South African-based Point of Sale payments provider, Yoco, has raised $16million in a Series B funding round led by Partech, a venture capital firm based in Silicon Valley, Europe and Africa, with participation from Orange Digital Ventures, FMO (The Dutch Development Bank) and existing Series A investors Quona Capital and Velocity Capital.
Yoco founding_L-R: Bradley Wattrus, Katlego Maphai, Carl Wazen and Lungisa Matshoba
Yoco will leverage its Series B to grow its network of small business merchants, invest in product development, operational scalability and attracting top-tier fintech talent. It brings the company’s total investment to $23million. Cyril Collon, general partner at Partech and co-lead of the Partech Africa Fund will join Yoco’s board.
Yoco builds tools and services to help small businesses accept card payments and manage their day to day activities. Since launching its first product in late 2015, a card reader that connects with a merchant’s smartphone or tablet, the company has grown its base to over 27,000 South African small businesses, 75% of which had never accepted cards previously. The company is adding more than 1,500 new merchants every month, making it South Africa’s largest and fastest growing independent card payments provider by number of merchants, more than tripling in size since raising its Series A in early 2017.
Local fintech company Yoco and Mastercard have announced a collaboration that will see the rolling out of 15,000 mobile Point of Sale devices to small and medium-sized businesses...
26 Oct 2017
Making card payments accessible
Founded by Katlego Maphai (CEO), Carl Wazen (Chief Business Officer), Bradley Wattrus (CFO) and Lungisa Matshoba (CTO), the fintech company was built to address the pain points that small businesses face when trying to get a card machine. Only 7% of South African small businesses accept card payments, despite South Africa having a card penetration of 75%, with debit cards being the dominant wallet in the country.

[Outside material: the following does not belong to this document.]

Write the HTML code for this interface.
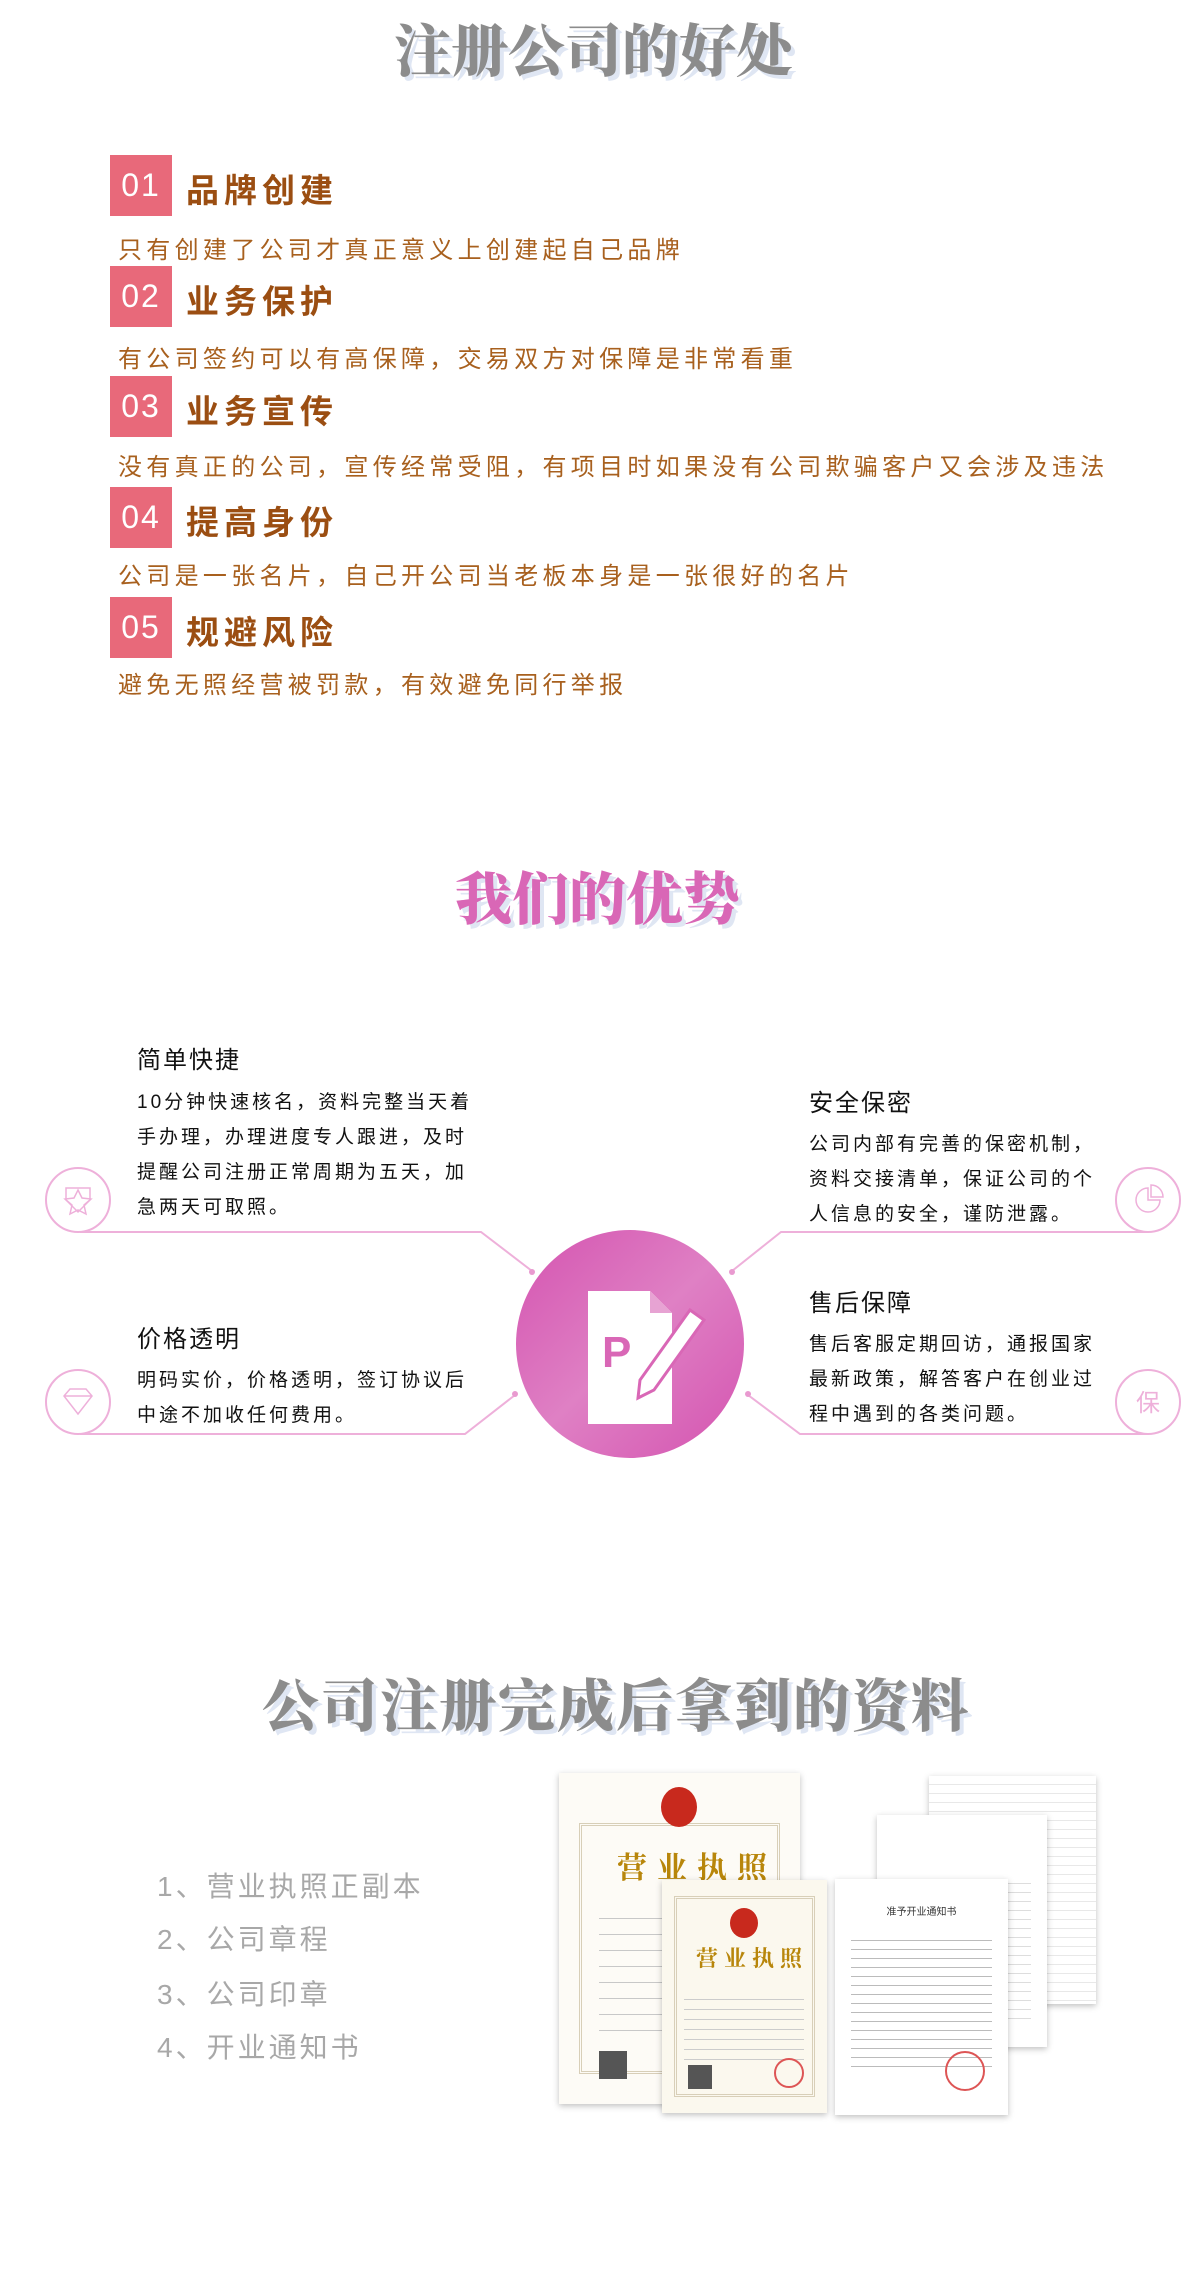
<!DOCTYPE html>
<html><head><meta charset="utf-8"><style>
*{margin:0;padding:0;box-sizing:border-box}
body{width:1200px;height:2291px;background:#fff;position:relative;overflow:hidden;font-family:"Liberation Sans","Noto Sans CJK SC",sans-serif}
.a{position:absolute;white-space:nowrap}
.t{font-family:"Noto Serif CJK SC",serif;font-weight:900;text-shadow:4px 4px 0 #dfe6f3}
.box{position:absolute;left:110px;width:62px;height:61px;background:#e8697a;color:#fff;font-size:32px;line-height:61px;text-align:center;letter-spacing:2px}
.h{left:186px;font-size:33px;font-weight:bold;color:#9b4e12;letter-spacing:5px;line-height:40px}
.d{left:118px;font-size:24px;color:#a8601e;letter-spacing:4.3px;line-height:30px}
.k{font-size:24px;color:#111;letter-spacing:2px;line-height:30px}
.p{font-size:19px;color:#111;letter-spacing:3px;line-height:35px}
.li{left:157px;font-size:28px;color:#a8a8a8;letter-spacing:3px;line-height:36px}
.doc{position:absolute;background:#fff;box-shadow:0 2px 6px rgba(0,0,0,.25)}
.ft{display:flex}.ft span{display:block;width:59px;text-align:left}
</style></head><body>
<div class="a t" style="left:394px;top:12px;font-size:57px;color:#8c8c8c;line-height:70px">注册公司的好处</div>

<div class="box" style="top:155px">01</div><div class="a h" style="top:171px">品牌创建</div>
<div class="a d" style="top:236px">只有创建了公司才真正意义上创建起自己品牌</div>
<div class="box" style="top:266px">02</div><div class="a h" style="top:282px">业务保护</div>
<div class="a d" style="top:345px">有公司签约可以有高保障，交易双方对保障是非常看重</div>
<div class="box" style="top:376px">03</div><div class="a h" style="top:392px">业务宣传</div>
<div class="a d" style="top:453px">没有真正的公司，宣传经常受阻，有项目时如果没有公司欺骗客户又会涉及违法</div>
<div class="box" style="top:487px">04</div><div class="a h" style="top:503px">提高身份</div>
<div class="a d" style="top:562px">公司是一张名片，自己开公司当老板本身是一张很好的名片</div>
<div class="box" style="top:597px">05</div><div class="a h" style="top:613px">规避风险</div>
<div class="a d" style="top:671px">避免无照经营被罚款，有效避免同行举报</div>

<div class="a t" style="left:455px;top:860px;font-size:57px;color:#d967b6;line-height:70px">我们的优势</div>

<svg class="a" style="left:0;top:1150px" width="1200" height="420" viewBox="0 1150 1200 420">
<defs><linearGradient id="g" x1="0" y1="0" x2="1" y2="1"><stop offset="0" stop-color="#d453b0"/><stop offset=".5" stop-color="#df80c4"/><stop offset="1" stop-color="#d453b0"/></linearGradient></defs>
<g fill="none" stroke="#eeb0da" stroke-width="2">
<circle cx="78" cy="1200" r="32"/><circle cx="78" cy="1402" r="32"/>
<circle cx="1148" cy="1200" r="32"/><circle cx="1148" cy="1402" r="32"/>
<polyline points="80,1232 481,1232 532,1271"/>
<polyline points="1148,1232 781,1232 732,1271"/>
<polyline points="80,1434 465,1434 515,1395"/>
<polyline points="1148,1434 800,1434 748,1395"/>
<path d="M66 1188h24v12l-12 12-12-12z" stroke-width="1.5"/>
<path d="M78 1190l4 8 9 1-7 6 2 9-8-4-8 4 2-9-7-6 9-1z" stroke-width="1.5"/>
<path d="M64 1396l6-7h16l6 7-14 18z M64 1396h28" stroke-width="1.5"/>
<path d="M1148 1188a12 12 0 1 0 12 12h-12z M1151 1185v12h12a12 12 0 0 0-12-12z" stroke-width="1.5"/>
</g>
<text x="1148" y="1411" font-size="24" fill="#eeb0da" text-anchor="middle" font-family="Noto Sans CJK SC">保</text>
<g fill="#e99ad0"><circle cx="532" cy="1272" r="3"/><circle cx="732" cy="1272" r="3"/><circle cx="515" cy="1394" r="3"/><circle cx="748" cy="1394" r="3"/></g>
<circle cx="630" cy="1344" r="114" fill="url(#g)"/>
<path d="M588 1291h62l22 22v111h-84z" fill="#fff"/>
<path d="M650 1291v22h22z" fill="#e7a3d3"/>
<text x="602" y="1367" font-size="44" font-weight="bold" fill="#d967b6" font-family="Liberation Sans">P</text>
<path d="M690 1310l14 10-50 70-16 8 2-18z" fill="#fff" stroke="#d967b6" stroke-width="3"/>
</svg>

<div class="a k" style="left:137px;top:1046px">简单快捷</div>
<div class="a p" style="left:137px;top:1085px">10分钟快速核名，资料完整当天着<br>手办理，办理进度专人跟进，及时<br>提醒公司注册正常周期为五天，加<br>急两天可取照。</div>
<div class="a k" style="left:809px;top:1089px">安全保密</div>
<div class="a p" style="left:809px;top:1127px">公司内部有完善的保密机制，<br>资料交接清单，保证公司的个<br>人信息的安全，谨防泄露。</div>
<div class="a k" style="left:137px;top:1325px">价格透明</div>
<div class="a p" style="left:137px;top:1363px">明码实价，价格透明，签订协议后<br>中途不加收任何费用。</div>
<div class="a k" style="left:809px;top:1289px">售后保障</div>
<div class="a p" style="left:809px;top:1327px">售后客服定期回访，通报国家<br>最新政策，解答客户在创业过<br>程中遇到的各类问题。</div>

<div class="a t ft" style="left:262px;top:1664px;font-size:57px;color:#8c8c8c;line-height:76px"><span>公</span><span>司</span><span>注</span><span>册</span><span>完</span><span>成</span><span>后</span><span>拿</span><span>到</span><span>的</span><span>资</span><span>料</span></div>
<div class="a li" style="top:1869px">1、营业执照正副本</div>
<div class="a li" style="top:1922px">2、公司章程</div>
<div class="a li" style="top:1977px">3、公司印章</div>
<div class="a li" style="top:2030px">4、开业通知书</div>

<div class="doc" style="left:929px;top:1776px;width:167px;height:228px;background:repeating-linear-gradient(#fff 0 8px,#e8e8e8 8px 9px)"></div>
<div class="doc" style="left:877px;top:1815px;width:170px;height:232px;background:#fff"><div style="margin:60px 16px 0;height:150px;background:repeating-linear-gradient(#fff 0 8px,#ddd 8px 9px)"></div></div>
<div class="doc" style="left:559px;top:1773px;width:241px;height:331px;background:#fdfbf6"><div style="position:absolute;left:20px;top:50px;right:20px;bottom:30px;border:3px double #d8cfb8"></div>
<div style="position:absolute;left:102px;top:14px;width:36px;height:40px;border-radius:50%;background:#c8291d"></div>
<div style="position:absolute;left:58px;top:70px;font-size:30px;color:#b8860b;font-weight:bold;letter-spacing:10px;font-family:'Noto Serif CJK SC',serif">营业执照</div>
<div style="position:absolute;left:40px;top:130px;width:160px;height:140px;background:repeating-linear-gradient(#fdfbf6 0 15px,#c8c8c8 15px 16px)"></div>
<div style="position:absolute;left:40px;top:278px;width:28px;height:28px;background:#555"></div></div>
<div class="doc" style="left:662px;top:1880px;width:165px;height:233px;background:#fbf8ee"><div style="position:absolute;left:12px;top:16px;right:12px;bottom:16px;border:3px double #d8cfb8"></div>
<div style="position:absolute;left:68px;top:28px;width:28px;height:30px;border-radius:50%;background:#c8291d"></div>
<div style="position:absolute;left:34px;top:62px;font-size:22px;color:#b8860b;font-weight:bold;letter-spacing:6px;font-family:'Noto Serif CJK SC',serif">营业执照</div>
<div style="position:absolute;left:22px;top:110px;width:120px;height:70px;background:repeating-linear-gradient(#fbf8ee 0 9px,#ccc 9px 10px)"></div>
<div style="position:absolute;left:26px;top:185px;width:24px;height:24px;background:#555"></div>
<div style="position:absolute;left:112px;top:178px;width:30px;height:30px;border-radius:50%;border:2px solid #d55"></div></div>
<div class="doc" style="left:835px;top:1879px;width:173px;height:236px;background:#fff"><div style="text-align:center;font-size:10px;color:#333;margin-top:24px">准予开业通知书</div>
<div style="margin:14px 16px 0;height:135px;background:repeating-linear-gradient(#fff 0 8px,#bbb 8px 9px)"></div>
<div style="position:absolute;left:110px;top:172px;width:40px;height:40px;border-radius:50%;border:2px solid #d55"></div></div>
</body></html>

There are over 1 million small businesses in South Africa ripe for card acceptance. Yoco is closing this acceptance gap by making card payments more accessible through its platform. It lowered the cost of ownership of a card machine by a factor of seven by removing monthly fees and lock-in contracts. Signing up online takes 10 minutes and over 98% of businesses who apply get approved, thanks to its proprietary fraud management system.
“Small businesses, fundamental to sustainable economic growth, are generally underserved in our part of the world due to their size. Running a business is hard enough, we believe accepting money shouldn't be. We built Yoco on the key pillars of access and trust. Transforming the long and prohibitive process of applying for a card machine into a simple consumer-like product purchase that can happen online or at the store in minutes”, says Maphai, Yoco co-founder and CEO. He continues, “Our Series B investment allows us to continue to scale our operations and deliver a world-class product experience that enables small businesses to thrive.”
Yoco’s strategy is to partner with small businesses early in their life cycle and actively help them grow. It has been adding services to its payments solution, which now includes point of sale software, business intelligence, accounting integrations, and working capital financing, in its bid to create an operating system for the small business.
Cyril Collon, partner at Partech said: “Yoco has built a product set and quality operations placing it as a top fintech company not only in South Africa but also globally. We are excited to have Yoco as the second investment from our Africa fund. Consumer spending in Africa amounts to over $1.4 trillion, much of which is driven by small businesses. Yoco’s ability to use technology to solve real problems for African small businesses at scale makes it a unique implementation of our investment strategy.”
Yoco has long-term ambitions to be a pan-African player. The company believes the convergence of digital payments and software driven value-added services is inevitable in Africa. It has explored various sub-Saharan markets in the past year, including running pilots in two markets.
“We envision that millions of small businesses across the continent will one day use a connected, digital platform to run their businesses and we want to be that platform. The model and approach will differ per market and we are playing a long game. Our new investors are global with strong African footprints and will be great partners in this journey,” says Wazen, co-founder and chief business officer.